Fast cars, burger bars and the internet seem to be taking over the world.
As yet more of Sussex is concreted over with corporate-owned buildings staffed by nylon-uniformed workers, it's easy to ask where all the characters have gone.
Benedict le Vay has been doing just that for a decade. Pyramid-building, eating meals in a disused Victorian railway signal box and lawnmower grand prix racing are just three of the eccentricities he has uncovered in researching his book.
Benedict said: "The South of England and Sussex in particular seems to draw in unusual people. It's far enough from London to cradle that individuality.
"The whole county is full of goings-on which would seem weird elsewhere.
"Think how the Lewes bonfire parades would look to a Londoner and you realise how odd much of what we do is."
Benedict, 47, who lives near Midhurst, shares some of his subjects' quirkiness.
As honorary secretary of the Friends of the A272, it has become his mission in life to slow the long and winding road even more.
He said: "It's a quintessentially English road. It seems to go from no-where to nowhere, takes an eternity as it winds around and has some lovely scenery on the way.
"What I want to do is replace the new signs with the old finger signs you used to get. That way people will have to slow down to read them.
"I also want all the steam railways in Sussex to reopen so fewer people use the A272 and it becomes even more pleasant."
A study at Edinburgh University found one in every 10,000 people were outright eccentrics.
Benedict thinks they occasionally have some very good ideas.
He said: "Screaming Lord Sutch, who was leader of the Monster Raving Loony Party and spent a lot of his life in Sussex, was the first to suggest the minimum voting age should be 18.

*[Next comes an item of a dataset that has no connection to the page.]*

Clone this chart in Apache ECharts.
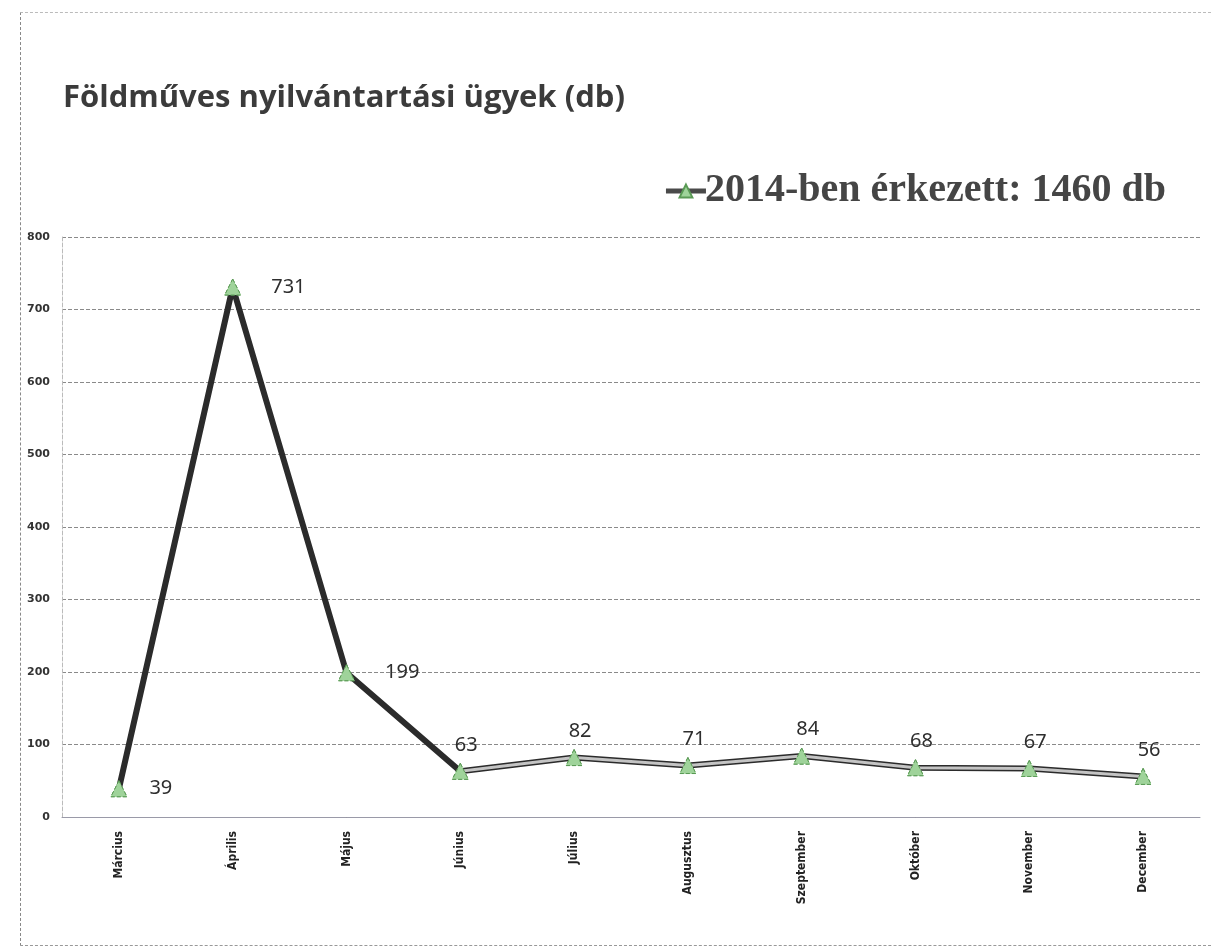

"In the Sixties everyone thought it was a crazy idea. Now it is a well-established fact of political life."
Benedict's favourite character is 'Mad' Jack Fuller, an early-19th Century landlord who built a series of follies on his estate at Brightling, near Heathfield.
They included a fake church tower and a pyramid grave, in the middle of which Jack's 22-stone frame sits on a chair facing a bottle of port.
Benedict said: "He was a fascinating man. Someone who didn't just lie down and take things like too many of us do today with our desire to get ahead of the rat race.
"But what people tend to forget is that eccentrics often have a practical side.
"Mad Jack did a lot for the poor by setting up these building projects. He also supplied Eastbourne's first lifeboat, so it's not as if his ideas were always wrong.
"Luckily in this country we venerate the eccentric far more than elsewhere. In Germany or Switzerland a lot of characters would be avoided as if they were dangerous."
Despite the growing uniformity of a corporate world, eccentricity, in its milder forms, is flourishing.
Benedict said: "A few years ago real ale buffs were seen as odd. Now there are thousands. Morris dancing is popular.
"Events like the Bognor Birdman competition, where people just jump off a pier, have no meaning, but they add to the quality of life."
Benedict's book lists things to do and places to visit. Jack Fuller's follies are listed and mapped in full, as is the Alfriston Corkscrew Museum and a house above a railway tunnel at Clayton.
Benedict said: "The people who create these type of things help us keep a way of life different to the rest of the world and we owe them a great debt of gratitude.
"As the study has developed I have grown to understand more and more just how right eccentrics are. You have to live your life as you want to."
Eccentric Britain is published by Bradt Travel Guides, price £11.95.